Hace muchos años, a mediados de los 80, pasé una temporada larga en la casa de mi abuela Clara, en Coney Island, Brooklyn, Nueva York, que en ese entonces era el barrio judío de esa ciudad. Por esos días, el gobierno de Israel había bombardeado los Territorios Ocupados, con decenas de palestinos muertos, lo que provocó una condena de gran parte de la comunidad internacional, incluida la del gobierno alemán. Mi abuela me dijo: “Estoy de acuerdo con la condena de todo el mundo, menos la de Alemania. En relación con Israel en particular y con los judíos en general, Alemania no tiene derecho a hablar, tiene que quedarse en silencio hasta el fin de los días”. Mutantis, mutantis, me pregunto si esa situación no debería ser también las de los varones en relación con temas de género, con los debates feministas y con las cuestiones teóricas y políticas que de allí se desprenden. Después de siglos y siglos de patriarcado, tal vez los varones no estemos en condiciones de reflexionar públicamente sobre esos asuntos, incluso tomando posiciones afines al feminismo. ¿Puede un varón discutir en ese horizonte? ¿Puede un varón declararse feminista? O, al contrario, por el mero hecho de hacerlo, ¿se convierte ya en machista al estar, tal vez, usurpando algo que no le corresponde y por lo tanto reproduciendo el orden patriarcal? No lo sé. Y este “no lo sé” no es una frase retórica, sino la afirmación de una incerteza, de un andar a tientas, de un problema irresuelto que toca la fibra central de nuestras vidas.

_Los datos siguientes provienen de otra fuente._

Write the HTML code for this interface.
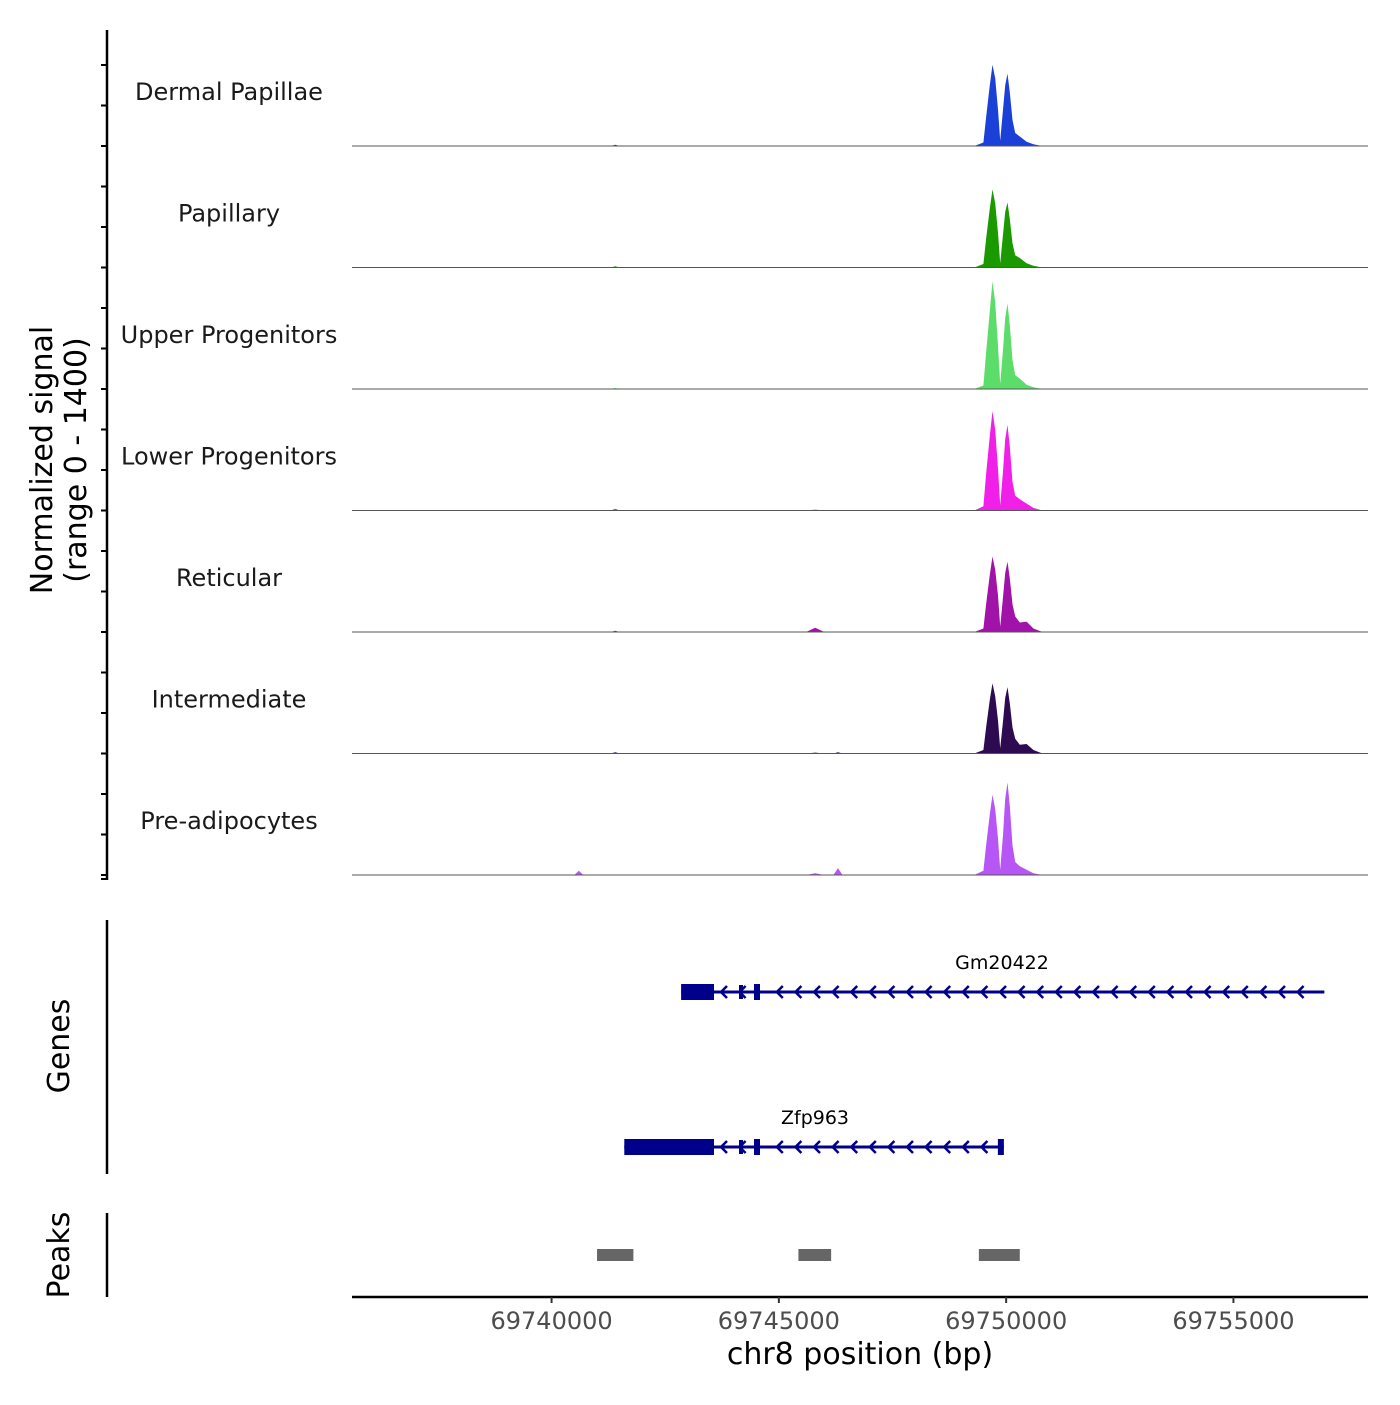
<!DOCTYPE html>
<html><head><meta charset="utf-8"><style>
body{margin:0;background:#fff}
svg text{font-family:"DejaVu Sans","Liberation Sans",sans-serif}
</style></head><body>
<svg id="chart" width="1400" height="1400" viewBox="0 0 1400 1400" xmlns="http://www.w3.org/2000/svg">
<g id="tracks"></g>
<g id="leftaxis"></g>
<text transform="translate(52,460) rotate(-90)" text-anchor="middle" font-size="30" fill="#000">Normalized signal</text>
<text transform="translate(86,460) rotate(-90)" text-anchor="middle" font-size="30" fill="#000">(range 0 - 1400)</text>
<line x1="107" y1="920" x2="107" y2="1174" stroke="#000" stroke-width="2.5"/>
<text transform="translate(69,1046) rotate(-90)" text-anchor="middle" font-size="30">Genes</text>
<g id="genes"></g>
<line x1="107" y1="1213" x2="107" y2="1297" stroke="#000" stroke-width="2.5"/>
<text transform="translate(69,1255) rotate(-90)" text-anchor="middle" font-size="30">Peaks</text>
<g id="peaks"></g>
<line x1="352" y1="1297" x2="1368" y2="1297" stroke="#000" stroke-width="2.5"/>
<g id="xaxis"></g>
<text x="860" y="1364" text-anchor="middle" font-size="30">chr8 position (bp)</text>
</svg>
<script>
const trackNames=["Dermal Papillae","Papillary","Upper Progenitors","Lower Progenitors","Reticular","Intermediate","Pre-adipocytes"];
const trackColors=["#1a40d8","#1a9a00","#5cdd6a","#f020e8","#a012a8","#2e0a50","#b656f5"];
const positions=[69736000,69740500,69740600,69740700,69741300,69741400,69741500,69745600,69745800,69746000,69746200,69746300,69746400,69749300,69749500,69749560,69749640,69749700,69749760,69749820,69749870,69749930,69749980,69750030,69750080,69750140,69750200,69750300,69750450,69750600,69750800,69758000];
const sigDermal=[0,0,0,0,0,15,0,0,0,0,0,0,0,0,40,330,700,937,780,420,60,420,700,833,620,300,150,110,50,20,0,0];
const sigPapillary=[0,0,0,0,0,15,0,0,0,0,0,0,0,0,40,330,680,900,740,400,50,380,640,750,560,280,140,110,50,20,0,0];
const sigUpper=[0,0,0,0,0,12,0,0,0,0,0,0,0,0,40,420,900,1240,1000,500,60,450,820,985,740,330,160,120,50,20,0,0];
const sigLower=[0,0,0,0,0,20,0,0,10,0,0,0,0,0,50,420,860,1145,930,480,60,450,820,985,740,330,170,130,80,30,0,0];
const sigReticular=[0,0,0,0,0,15,0,0,50,0,0,0,0,0,40,320,660,870,720,420,60,400,680,810,620,320,180,110,120,40,0,0];
const sigIntermediate=[0,0,0,0,0,15,0,0,10,0,0,15,0,0,40,300,620,810,660,380,60,370,640,765,580,300,170,100,110,40,0,0];
const sigPreadipocytes=[0,0,50,0,0,0,0,0,20,0,0,80,0,0,50,340,700,925,760,420,60,460,880,1065,800,340,150,100,60,20,0,0];
const signals=[sigDermal,sigPapillary,sigUpper,sigLower,sigReticular,sigIntermediate,sigPreadipocytes];
const xTicks=[69740000,69745000,69750000,69755000];
const peakStarts=[69741000,69745430,69749400];
const peakEnds=[69741800,69746150,69750300];
const geneNames=["Gm20422","Zfp963"];
const geneStarts=[69742850,69741600];
const geneEnds=[69757000,69749950];
const NS="http://www.w3.org/2000/svg";
const X0=352,X1=1368,BP0=69735610,BP1=69757960;
const xs=v=>X0+(v-BP0)/(BP1-BP0)*(X1-X0);
const TH=121.5,YMAX=1400;
const base=i=>146+i*TH;
const ys=(v,i)=>base(i)-v/YMAX*TH;
function mk(tag,attrs,parent){const e=document.createElementNS(NS,tag);for(const k in attrs)e.setAttribute(k,attrs[k]);parent.appendChild(e);return e;}
const tg=document.getElementById('tracks');
signals.forEach((s,i)=>{
  let d=`M${xs(positions[0])},${base(i)}`;
  positions.forEach((p,j)=>{d+=`L${xs(p).toFixed(1)},${ys(s[j],i).toFixed(1)}`;});
  d+=`L${xs(positions[positions.length-1])},${base(i)}Z`;
  const a=mk('path',{d:d,fill:trackColors[i]},tg);
  
  
  const l=mk('line',{x1:X0,x2:X1,y1:base(i),y2:base(i),stroke:'#555',"stroke-width":1},tg);
  
  
  const t=mk('text',{x:229,y:base(i)-46,"text-anchor":"middle","font-size":24,fill:'#1a1a1a'},tg);
  t.textContent=trackNames[i];
  
  
});
const la=document.getElementById('leftaxis');
mk('line',{x1:107,x2:107,y1:30,y2:880,stroke:'#000',"stroke-width":2.5},la);
for(let i=0;i<7;i++)for(let k=0;k<3;k++){const y=base(i)-k*TH/3;mk('line',{x1:101,x2:107,y1:y,y2:y,stroke:'#000',"stroke-width":2},la);}
mk('line',{x1:101,x2:107,y1:base(6)+4,y2:base(6)+4,stroke:'#000',"stroke-width":2},la);
const xa=document.getElementById('xaxis');
xTicks.forEach(v=>{
  mk('line',{x1:xs(v),x2:xs(v),y1:1297,y2:1303,stroke:'#333',"stroke-width":2},xa);
  const t=mk('text',{x:xs(v),y:1329,"text-anchor":"middle","font-size":24,fill:'#4d4d4d'},xa);
  t.textContent=v;
  
  
});
const pg=document.getElementById('peaks');
peakStarts.forEach((s,i)=>{
  const r=mk('rect',{x:xs(s),y:1249,width:xs(peakEnds[i])-xs(s),height:12,fill:'#666'},pg);
  
  
});
const gg=document.getElementById('genes');
const gy=[992,1147],C='#00008b';
geneNames.forEach((n,i)=>{
  const y=gy[i],g=mk('g',{},gg);
  
  
  const a=xs(geneStarts[i]),b=xs(geneEnds[i]);
  mk('line',{x1:a,x2:b,y1:y,y2:y,stroke:C,"stroke-width":3},g);
  mk('rect',{x:a,y:y-8,width:714-a,height:16,fill:C},g);
  mk('rect',{x:739,y:y-7,width:4,height:14,fill:C},g);
  mk('rect',{x:754,y:y-8,width:6,height:16,fill:C},g);
  if(i==1)mk('rect',{x:b-6,y:y-8,width:6,height:16,fill:C},g);
  for(let x=721;x<b-10;x+=18.6){if(Math.abs(x-757)<6)continue;mk('path',{d:`M${x+6},${y-6}L${x},${y}L${x+6},${y+6}`,stroke:C,"stroke-width":2.5,fill:'none'},g);}
  const t=mk('text',{x:i==0?1002:815,y:y-23,"text-anchor":"middle","font-size":19,fill:'#000'},g);
  t.textContent=n;
});
</script>
</body></html>
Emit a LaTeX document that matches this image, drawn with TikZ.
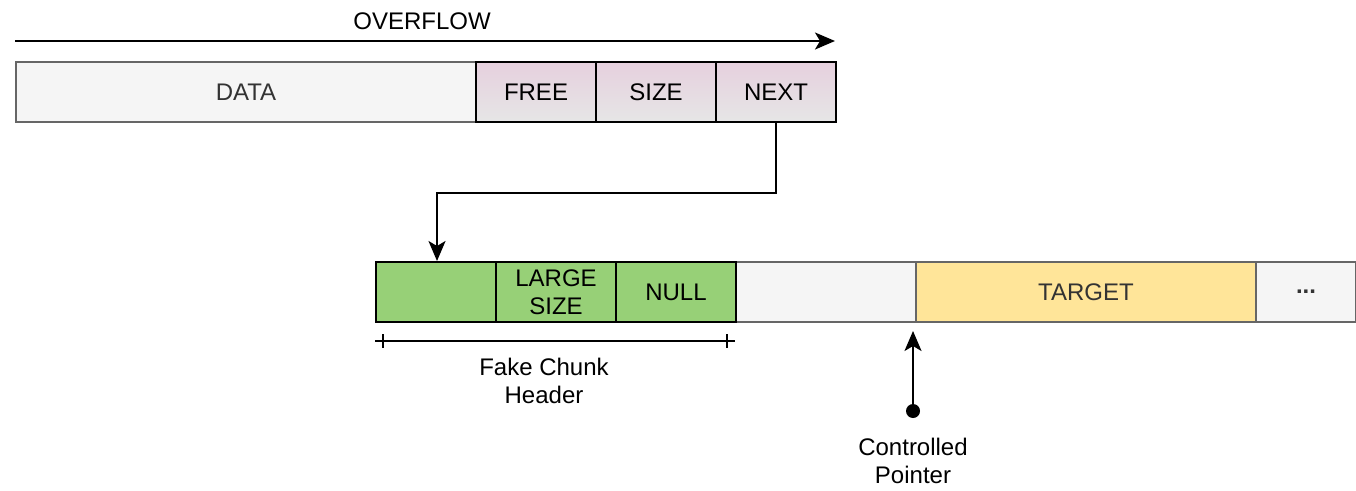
\documentclass[tikz,border=0pt]{standalone}
\usepackage{fontspec}
\setmainfont{Liberation Sans}
\usetikzlibrary{arrows.meta}
\definecolor{grayfill}{HTML}{F5F5F5}
\definecolor{grayline}{HTML}{666666}
\definecolor{graytext}{HTML}{333333}
\definecolor{pinktop}{HTML}{E6D0DE}
\definecolor{pinkbot}{HTML}{E6E6E6}
\definecolor{greenfill}{HTML}{97D077}
\definecolor{yellowfill}{HTML}{FFE599}
\tikzset{
  cell/.style={draw, line width=2pt, minimum height=60pt, inner sep=0pt, anchor=north west, align=center, font=\fontsize{24}{28}\selectfont},
  graycell/.style={cell, fill=grayfill, draw=grayline, text=graytext},
  pinkcell/.style={cell, draw=black, top color=pinktop, bottom color=pinkbot},
  greencell/.style={cell, draw=black, fill=greenfill},
  yellowcell/.style={cell, fill=yellowfill, draw=grayline, text=graytext},
  conn/.style={line width=2pt, -{Stealth[length=20pt,width=17pt,inset=5pt]}},
  lbl/.style={font=\fontsize{24}{28}\selectfont, align=center, inner sep=0pt}
}
\begin{document}
\begin{tikzpicture}[x=1pt,y=-1pt]
\useasboundingbox (0,0) rectangle (1356,490);
% top row
\node[graycell, minimum width=460pt] (data) at (15,61) {DATA};
\node[pinkcell, minimum width=120pt] (free) at (475,61) {FREE};
\node[pinkcell, minimum width=120pt] (size) at (595,61) {SIZE};
\node[pinkcell, minimum width=120pt] (next) at (715,61) {NEXT};
% overflow arrow
\coordinate (ovs) at (15,41);
\coordinate (ove) at (835,41);
\draw[conn] (ovs) -- (ove);
\node[lbl] (ovl) at (422,21) {OVERFLOW};
% bottom row (gray cells first so green borders lie on top)
\node[graycell, minimum width=180pt] (gap) at (735,261) {};
\node[yellowcell, minimum width=340pt] (target) at (915,261) {TARGET};
\node[graycell, minimum width=100pt, font=\fontsize{24}{28}\selectfont\bfseries] (dots) at (1255,261) {...};
\node[greencell, minimum width=120pt] (fake) at (375,261) {};
\node[greencell, minimum width=120pt] (large) at (495,261) {LARGE\\SIZE};
\node[greencell, minimum width=120pt] (null) at (615,261) {NULL};
% connector NEXT -> fake chunk
\draw[conn] (next.south) -- ++(0,70) -| ([xshift=-60pt]fake.north east |- fake.north);
% dimension line
\coordinate (d1) at (375,341);
\coordinate (d2) at (735,341);
\draw[line width=2pt] (d1) -- (d2);
\draw[line width=2pt] (383,334) -- (383,348);
\draw[line width=2pt] (727,334) -- (727,348);
\node[lbl] (fch) at (544,381) {Fake Chunk\\Header};
% controlled pointer
\coordinate (cpdot) at (913,411);
\coordinate (cptip) at (913,331);
\fill (cpdot) circle (7pt);
\draw[conn] (cpdot) -- (cptip);
\node[lbl] (cpl) at (913,461) {Controlled\\Pointer};
\end{tikzpicture}
\end{document}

Sé, en cambio, cómo funcionan la crítica literaria y la crítica cultural, y cuando se equivocan. Se equivocan cuando pretenden pensar desde las intenciones de los escritores o de las figuras públicas que analizan. Por ejemplo, en mi columna de la semana pasada, suponer que yo estaba clasificando a las mujeres con poder en política por su deseo sexual (algo que obviamente desconozco y que pocos acceden a conocer) es un evidente error, ya que lo que me proponía describir –creo que ni falta hace aclararlo– era otra cosa: la construcción específica de ciertas imágenes públicas de las mujeres presidentas, y cómo esas construcciones públicas –objeto primordial de la crítica cultural– afecta de determinada manera a los medios de comunicación hegemónicos controlados por varones.
Dejando esto atrás –o no tanto–, debería volver a la promesa también de la semana pasada de escribir sobre Georg Simmel, en especial sobre sus ensayos sobre la moda, la coquetería femenina y su relación con la modernidad. ¿Podré hacerlo en los menos de 900 caracteres con espacios que me quedan? No lo creo. Puedo avanzar entonces sobre lo que vendrá la semana que viene, es decir, en mi interés sobre esos textos. Escritos entre fines del siglo XIX y principios del XX, Simmel usa la reflexión sobre asuntos que en ese entonces aparecían como femeninos (que obviamente deben ser repensados, criticados y releídos a la luz de las teorías de género de la segunda mitad del XX y del siglo XXI) para reflexionar sobre el modo complejo e incluso paradójico en que se establece el lazo social. Cercano a Weber (que, en verdad, antes que en el lazo social se interesa en el sentido de la acción social y en las formas que adquiere legitimidad) pero, curiosamente, también a Durkheim (al Durkheim leído por Emilio de Ípola), son cuestiones que siguen manteniendo una actualidad crucial.